Exercise requirements:
Every line from the start of the entries up to and including the one bearing "svg.attr('width', width).attr('height', height);" must be printed verbatim, without the pictures.

Data to process:
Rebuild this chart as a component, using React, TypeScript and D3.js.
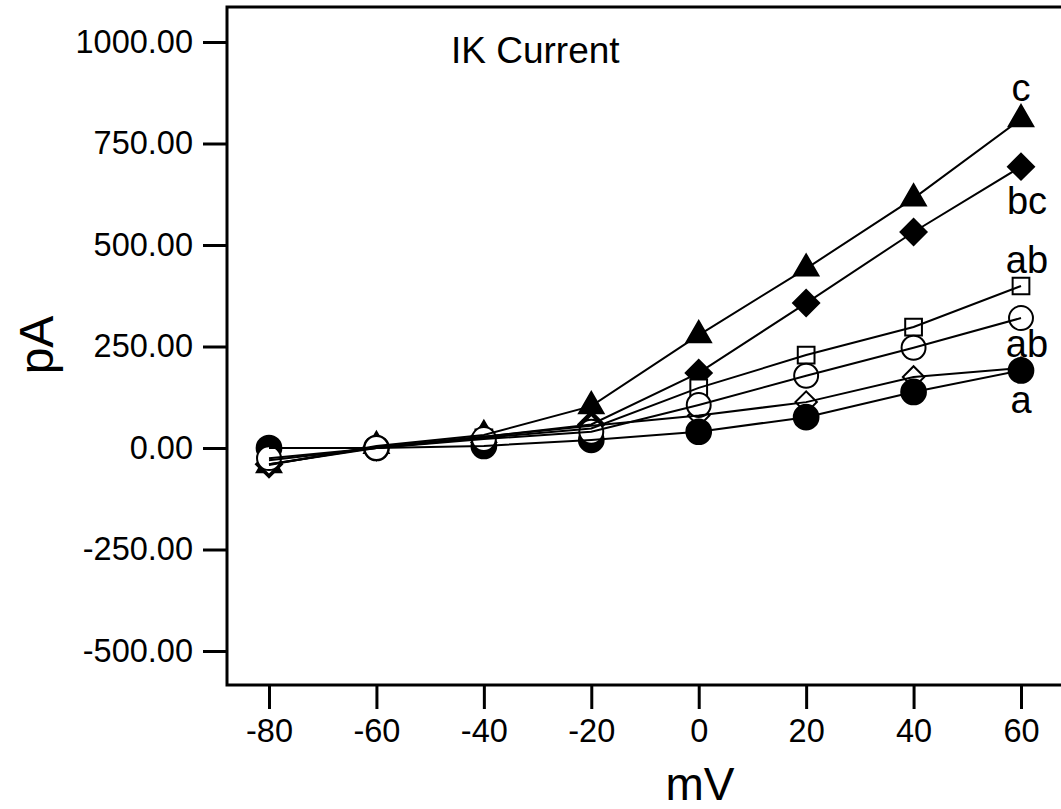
import React, { useEffect, useRef } from 'react';
import * as d3 from 'd3';

// membrane potential steps (mV)
const voltages = [-80, -60, -40, -20, 0, 20, 40, 60];

// current (pA) per group
const filledTriangle = [-42, 5, 32, 103, 278, 442, 615, 810];
const filledDiamond = [-40, 2, 28, 58, 185, 357, 532, 693];
const openSquare = [-30, 0, 25, 48, 148, 229, 298, 399];
const openCircle = [-25, 0, 22, 40, 106, 178, 247, 320];
const openDiamond = [-40, 0, 28, 55, 80, 113, 175, 197];
const filledCircle = [0, 0, 5, 20, 40, 76, 138, 191];

// significance letters at the last step
const groupLetters = ['c', 'bc', 'ab', 'ab', '', 'a'];

const yTicks = [-500, -250, 0, 250, 500, 750, 1000];

const App = () => {
  const ref = useRef<SVGSVGElement>(null);

  useEffect(() => {
    const svg = d3.select(ref.current);
    svg.selectAll('*').remove();

    const width = 1061;
    const height = 809;
    const frame = { left: 227, top: 7, right: 1070, bottom: 685 };
    const font = 'Liberation Sans, Arial, sans-serif';

    const x = d3.scaleLinear().domain([-80, 60]).range([269, 1021]);
    const y = d3.scaleLinear().domain([0, 1000]).range([448, 42]);

    const series = [
      { name: 'triangle', values: filledTriangle, shape: d3.symbolTriangle, size: 260, filled: true, letter: groupLetters[0], dy: -18 },
      { name: 'diamondF', values: filledDiamond, shape: d3.symbolSquare, size: 340, filled: true, rotate: 45, letter: groupLetters[1], dy: 47 },
      { name: 'diamondO', values: openDiamond, shape: d3.symbolSquare, size: 230, filled: false, rotate: 45, letter: groupLetters[4], dy: 0 },
      { name: 'circleF', values: filledCircle, shape: d3.symbolCircle, size: 480, filled: true, letter: groupLetters[5], dy: 43 },
      { name: 'square', values: openSquare, shape: d3.symbolSquare, size: 280, filled: false, letter: groupLetters[2], dy: -13 },
      { name: 'circleO', values: openCircle, shape: d3.symbolCircle, size: 450, filled: false, letter: groupLetters[3], dy: 39 },
    ];

    svg.attr('width', width).attr('height', height);

    // frame
    svg.append('rect')
      .attr('x', frame.left)
      .attr('y', frame.top)
      .attr('width', frame.right - frame.left)
      .attr('height', frame.bottom - frame.top)
      .attr('fill', 'none')
      .attr('stroke', '#000')
      .attr('stroke-width', 3);

    // plain hyphen for negatives, like the original
    const fmtY = (d: number) => d3.format('.2f')(d).replace('\u2212', '-');
    const fmtX = (d: number) => String(d);

    // y axis
    const yAxis = svg.append('g')
      .attr('transform', `translate(${frame.left},0)`)
      .call(d3.axisLeft(y).tickValues(yTicks).tickSize(24).tickPadding(10).tickFormat(fmtY));
    yAxis.select('.domain').remove();
    yAxis.selectAll('line').attr('stroke-width', 3);
    yAxis.selectAll('text')
      .attr('font-family', font)
      .attr('font-size', 32.5)
      .attr('fill', '#000');

    // x axis
    const xAxis = svg.append('g')
      .attr('transform', `translate(0,${frame.bottom})`)
      .call(d3.axisBottom(x).tickValues(voltages).tickSize(24).tickPadding(10).tickFormat(fmtX));
    xAxis.select('.domain').remove();
    xAxis.selectAll('line').attr('stroke-width', 3);
    xAxis.selectAll('text')
      .attr('font-family', font)
      .attr('font-size', 32.5)
      .attr('fill', '#000');

    // axis titles
    svg.append('text')
      .attr('x', 700)
      .attr('y', 800)
      .attr('text-anchor', 'middle')
      .attr('font-family', font)
      .attr('font-size', 46)
      .text('mV');

    svg.append('text')
      .attr('transform', 'translate(53,345) rotate(-90)')
      .attr('text-anchor', 'middle')
      .attr('font-family', font)
      .attr('font-size', 48)
      .text('pA');

    svg.append('text')
      .attr('x', 451)
      .attr('y', 63)
      .attr('font-family', font)
      .attr('font-size', 37)
      .text('IK Current');

    const line = d3.line<number>()
      .x((d, i) => x(voltages[i]))
      .y(d => y(d));

    // markers
    series.forEach(s => {
      svg.append('g')
        .selectAll('path')
        .data(s.values)
        .enter().append('path')
        .attr('d', d3.symbol().type(s.shape).size(s.size)())
        .attr('transform', (d, i) => `translate(${x(voltages[i])},${y(d)}) rotate(${s.rotate || 0})`)
        .attr('fill', s.filled ? '#000' : '#fff')
        .attr('stroke', '#000')
        .attr('stroke-width', 2);
    });

    // connecting lines
    series.forEach(s => {
      svg.append('path')
        .datum(s.values)
        .attr('d', line)
        .attr('fill', 'none')
        .attr('stroke', '#000')
        .attr('stroke-width', 2);
    });

    // letters
    series.filter(s => s.letter).forEach(s => {
      svg.append('text')
        .attr('x', x(60) + (s.letter.length > 1 ? 6 : 0))
        .attr('y', y(s.values[s.values.length - 1]) + s.dy)
        .attr('text-anchor', 'middle')
        .attr('font-family', font)
        .attr('font-size', 38)
        .text(s.letter);
    });
  }, []);

  return (
    <svg ref={ref} style={{ position: 'absolute', left: 0, top: 0, background: '#fff' }}></svg>
  );
};

export default App;
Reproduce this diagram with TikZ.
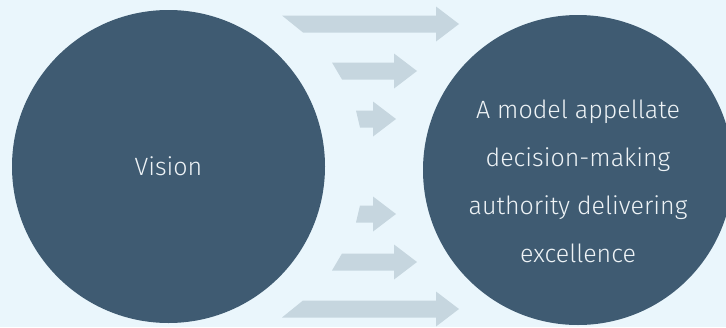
\documentclass[tikz,border=0pt]{standalone}
\usepackage{fontspec}
\setmainfont{Fira Sans}[UprightFont={* Light}]
\definecolor{bgblue}{HTML}{EAF6FC}
\definecolor{circblue}{HTML}{3F5B72}
\definecolor{arrowgrey}{HTML}{C6D6DF}
\definecolor{textwhite}{HTML}{EEF3F6}
\begin{document}
\begin{tikzpicture}[x=1pt,y=-1pt]
		\tikzset{bubble/.style = {shape=circle, fill=circblue, inner sep=0pt}}
		\tikzset{caption/.style = {text=textwhite, align=center, font=\fontsize{25}{48}\selectfont}}
		\tikzset{flow/.style = {fill=arrowgrey}}
		% Background
		\fill[bgblue] (0,0) rectangle (726,327);
		\useasboundingbox (0,0) rectangle (726,327);
		% Draw circles
		\node[bubble, minimum size=313pt] (vision) at (168.5,166.5) {};
		\node[bubble, minimum size=310pt] (model) at (578,170) {};
		\node[caption] (visiontext) at (vision.center) {Vision};
		\node[caption] (modeltext) at (578,181) {A model appellate\\decision-making\\authority delivering\\excellence};
		% Draw arrows, mirrored about the middle line
		\foreach \s in {1,-1}{
			\begin{scope}[shift={(0,166.5)}, yscale=\s]
				\foreach \a/\b/\h/\t/\d in {282/303/436/459/142.5, 332/342/394/417/95.5, 356/360/373/396/47.5}
					\fill[flow] (\a,-\d-8.5) -- (\h,-\d-8.5) -- (\h,-\d-17.5) -- (\t,-\d)
						-- (\h,-\d+17.5) -- (\h,-\d+8.5) -- (\b,-\d+8.5) -- cycle;
			\end{scope}
		}
	\end{tikzpicture}
\end{document}
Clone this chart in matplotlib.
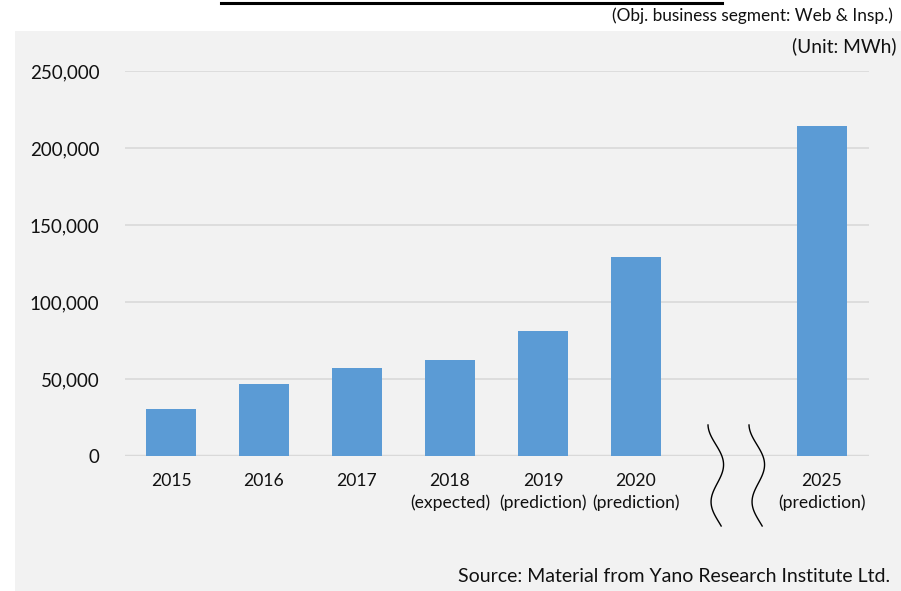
import matplotlib.pyplot as plt
import numpy as np
from matplotlib.patches import Rectangle
from matplotlib.lines import Line2D

plt.rcParams['font.family'] = ['Lato', 'DejaVu Sans']

# categories (an empty slot sits between 2020 and 2025 for the axis break)
years = ['2015', '2016', '2017', '2018\n(expected)', '2019\n(prediction)',
         '2020\n(prediction)', '', '2025\n(prediction)']
values = [30500, 46800, 57200, 62300, 81200, 129200, None, 214500]
yticks = [0, 50000, 100000, 150000, 200000, 250000]

bar_color = '#5b9bd5'
panel_color = '#f2f2f2'
grid_color = '#d9d9d9'

fig = plt.figure(figsize=(9.01, 5.91), dpi=100)

# gray panel behind the chart
fig.add_artist(Rectangle((15 / 901, 0), 1 - 15 / 901, 1 - 31 / 591,
                         transform=fig.transFigure, facecolor=panel_color,
                         edgecolor='none', zorder=-10))

ax = fig.add_axes([124.5 / 901, 1 - 456 / 591, 744 / 901, 385 / 591])
ax.set_facecolor('none')

x = np.arange(len(years))
for xi, v in zip(x, values):
    if v is not None:
        ax.bar(xi, v, width=0.53, color=bar_color, zorder=3)

ax.set_xlim(-0.5, len(years) - 0.5)
ax.set_ylim(0, 250000)
ax.set_yticks(yticks)
ax.set_yticklabels([f'{t:,}' for t in yticks], fontsize=13.5, color='#111111')
ax.set_xticks(x)
ax.set_xticklabels(years, fontsize=12.6, color='#111111', linespacing=1.45)
ax.tick_params(axis='both', length=0)
ax.tick_params(axis='y', pad=18)
ax.tick_params(axis='x', pad=12)

ax.grid(axis='y', color=grid_color, linewidth=1.2, zorder=0)
ax.axhline(0, color=grid_color, linewidth=2.5, zorder=2)
for s in ax.spines.values():
    s.set_visible(False)

# axis break squiggles
t = np.linspace(0, 1, 120)
for x0 in (715, 756):
    xs = x0 + 4 * t + 7 * np.sin(2 * np.pi * 1.3 * t - np.pi / 2)
    ys = 425 + 101 * t
    fig.add_artist(Line2D(xs / 901, 1 - ys / 591, color='black',
                          linewidth=1.0, transform=fig.transFigure))

# top rule and annotations
fig.add_artist(Line2D([221 / 901, 722 / 901], [1 - 2.5 / 591, 1 - 2.5 / 591],
                      color='black', linewidth=2.2, transform=fig.transFigure))
fig.text(893 / 901, 1 - 16 / 591, '(Obj. business segment: Web & Insp.)',
         ha='right', va='center', fontsize=12.4, color='#111111')
fig.text(896 / 901, 1 - 46 / 591, '(Unit: MWh)',
         ha='right', va='center', fontsize=13.8, color='#111111')
fig.text(890 / 901, 1 - 577 / 591, 'Source: Material from Yano Research Institute Ltd.',
         ha='right', va='center', fontsize=14, color='#111111')

fig.savefig('out.png', dpi=100)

In response:
Rebuild this chart as a component, using React, TypeScript and D3.js.
import React, { useEffect, useRef } from 'react';
import * as d3 from 'd3';

// membrane potential steps (mV)
const voltages = [-80, -60, -40, -20, 0, 20, 40, 60];

// current (pA) per group
const filledTriangle = [-42, 5, 32, 103, 278, 442, 615, 810];
const filledDiamond = [-40, 2, 28, 58, 185, 357, 532, 693];
const openSquare = [-30, 0, 25, 48, 148, 229, 298, 399];
const openCircle = [-25, 0, 22, 40, 106, 178, 247, 320];
const openDiamond = [-40, 0, 28, 55, 80, 113, 175, 197];
const filledCircle = [0, 0, 5, 20, 40, 76, 138, 191];

// significance letters at the last step
const groupLetters = ['c', 'bc', 'ab', 'ab', '', 'a'];

const yTicks = [-500, -250, 0, 250, 500, 750, 1000];

const App = () => {
  const ref = useRef<SVGSVGElement>(null);

  useEffect(() => {
    const svg = d3.select(ref.current);
    svg.selectAll('*').remove();

    const width = 1061;
    const height = 809;
    const frame = { left: 227, top: 7, right: 1070, bottom: 685 };
    const font = 'Liberation Sans, Arial, sans-serif';

    const x = d3.scaleLinear().domain([-80, 60]).range([269, 1021]);
    const y = d3.scaleLinear().domain([0, 1000]).range([448, 42]);

    const series = [
      { name: 'triangle', values: filledTriangle, shape: d3.symbolTriangle, size: 260, filled: true, letter: groupLetters[0], dy: -18 },
      { name: 'diamondF', values: filledDiamond, shape: d3.symbolSquare, size: 340, filled: true, rotate: 45, letter: groupLetters[1], dy: 47 },
      { name: 'diamondO', values: openDiamond, shape: d3.symbolSquare, size: 230, filled: false, rotate: 45, letter: groupLetters[4], dy: 0 },
      { name: 'circleF', values: filledCircle, shape: d3.symbolCircle, size: 480, filled: true, letter: groupLetters[5], dy: 43 },
      { name: 'square', values: openSquare, shape: d3.symbolSquare, size: 280, filled: false, letter: groupLetters[2], dy: -13 },
      { name: 'circleO', values: openCircle, shape: d3.symbolCircle, size: 450, filled: false, letter: groupLetters[3], dy: 39 },
    ];

    svg.attr('width', width).attr('height', height);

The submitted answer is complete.